There is a "real" distinction between [light]seconds of distance and seconds of time, but it's a difference in what is being measured, not in how it is quantifiable. Measuring them with the same units doesn't imply that they are perfect substitutes, any more than one could arbitrarily replace an ounce of gold with the same weight of feathers; in practice, they are non-interchangeable enough that gold is even measured with a different type of "ounce". Likewise with spacetime: for most purposes human non-physicists think about, they are completely non-substitutable. So practically, it works well to use a "Troy" sort of system for one. But it's a purely human distinction.

> but it's a difference in what is being measured, not in how it is quantifiable. Measuring them with the same units doesn't imply that they are perfect substitutes

I agree! Please read my comments carefully. I am not arguing against the usefulness or deep conceptual importance of natural units! I am critiquing the terrible explanations being given in this thread.

> Likewise with spacetime: for most purposes human non-physicists think about, they are completely non-substitutable. So practically, it works well to use a "Troy" sort of system for one. But it's a purely human distinction.

No!

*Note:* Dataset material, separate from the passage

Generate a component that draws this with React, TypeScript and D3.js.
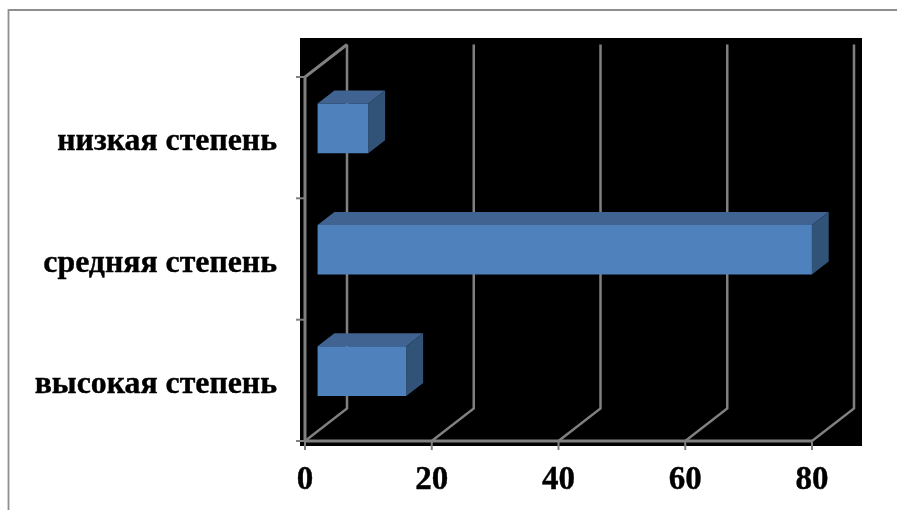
import React from "react";
import * as d3 from "d3";

const categories = ["низкая степень", "средняя степень", "высокая степень"];
const values = [8, 78, 14];
const xTicks = [0, 20, 40, 60, 80];

const W = 897, H = 510;
const x = d3.scaleLinear().domain([0, 80]).range([305, 812]);
const y = d3.scaleBand<string>().domain(categories).range([77, 441]).paddingInner(0).paddingOuter(0);
const depthX = 42, depthY = -32.5;
const GRAY = "#808080";
const proj = (px: number, py: number, d: number): [number, number] => [px + depthX * d, py + depthY * d];
const line = d3.line();

export default function App() {
  const bandH = y.bandwidth();
  const barH = bandH / 2.44;
  return (
    <svg width={W} height={H} style={{ position: "absolute", left: 0, top: 0, background: "#fff" }}>
      <defs>
        <filter id="soft" x="-5%" y="-5%" width="110%" height="110%">
          <feGaussianBlur stdDeviation="0.4" />
        </filter>
      </defs>
      <g filter="url(#soft)">
        <path d="M8.5,510 V10 H897" fill="none" stroke="#8f8f8f" strokeWidth={1.8} />
        <rect x={300} y={38} width={562} height={408} fill="#000" />
        {xTicks.map((t) => {
          const f0: [number, number] = [x(t), 441];
          const b0 = proj(x(t), 441, 1);
          const b1 = proj(x(t), 77, 1);
          return <path key={t} d={line([f0, b0, b1]) || ""} fill="none" stroke={GRAY} strokeWidth={2.5} />;
        })}
        <path d={line([[305, 441], [305, 77], proj(305, 77, 1)]) || ""} fill="none" stroke={GRAY} strokeWidth={3} />
        <path d={line([[305, 441], [x(80), 441]]) || ""} fill="none" stroke={GRAY} strokeWidth={3} />
        {[77, 198.3, 319.7, 441].map((t) => (
          <line key={t} x1={296} x2={305} y1={t} y2={t} stroke={GRAY} strokeWidth={2} />
        ))}
        {xTicks.map((t) => (
          <line key={t} x1={x(t)} x2={x(t)} y1={441} y2={450} stroke={GRAY} strokeWidth={2} />
        ))}
        {categories.map((c, i) => {
          const yTop = y(c)! + (bandH - barH) / 2 + 0.5;
          const yBot = yTop + barH;
          const d0 = 0.3, d1 = 0.7;
          const x0 = x(0), x1 = x(values[i]);
          const a = proj(x0, yTop, d0), b = proj(x1, yTop, d0), cc = proj(x1, yBot, d0), e = proj(x0, yBot, d0);
          const a2 = proj(x0, yTop, d1), b2 = proj(x1, yTop, d1), c2 = proj(x1, yBot, d1);
          return (
            <g key={c}>
              <path d={(line([a, a2, b2, b]) || "") + "Z"} fill="#3f6391" />
              <path d={(line([b, b2, c2, cc]) || "") + "Z"} fill="#335378" />
              <path d={(line([a, b, cc, e]) || "") + "Z"} fill="#4f81bd" />
              <text x={277} y={y(c)! + bandH / 2 + 12.5} textAnchor="end" fontFamily="Liberation Serif" fontWeight="bold" fontSize={31.8} fill="#000" stroke="#000" strokeWidth={0.4}>
                {c}
              </text>
            </g>
          );
        })}
        {xTicks.map((t) => (
          <text key={t} x={x(t)} y={489} textAnchor="middle" fontFamily="Liberation Serif" fontWeight="bold" fontSize={33} fill="#000" stroke="#000" strokeWidth={0.4}>
            {t}
          </text>
        ))}
      </g>
    </svg>
  );
}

Space and time are not interchangeable in any universal sense even if they are universally linked by a symmetry. A space-like interval and a time-like interval cannot be interchanged with each other by a Lorentz transformation. The distinction between space-like and time-like intervals is observer independent.

Would you agree that if there was a unit for 299,792,458 meters called 'q' then the "speed of light" could be expressed as 1 q/s? Then e = m*c^2 is e = m x 1 or e = m (but the units of q^2/s^2 are still there, just the arithmetic is simplified)
I am not arguing against natural units. I use them daily, and they are more than just practically useful. I am critiquing bad explanations for their interpretation and justification.
"are physically related such that, in a sense..." I didn't say they were equivalent, I said they were connected. You can't transform a time-like interval into a space-like one, but you can transform one time-like interval into another such that the separation on time increase and the separation in space decreases.

There's only so much clarity you can fit into a HN comment.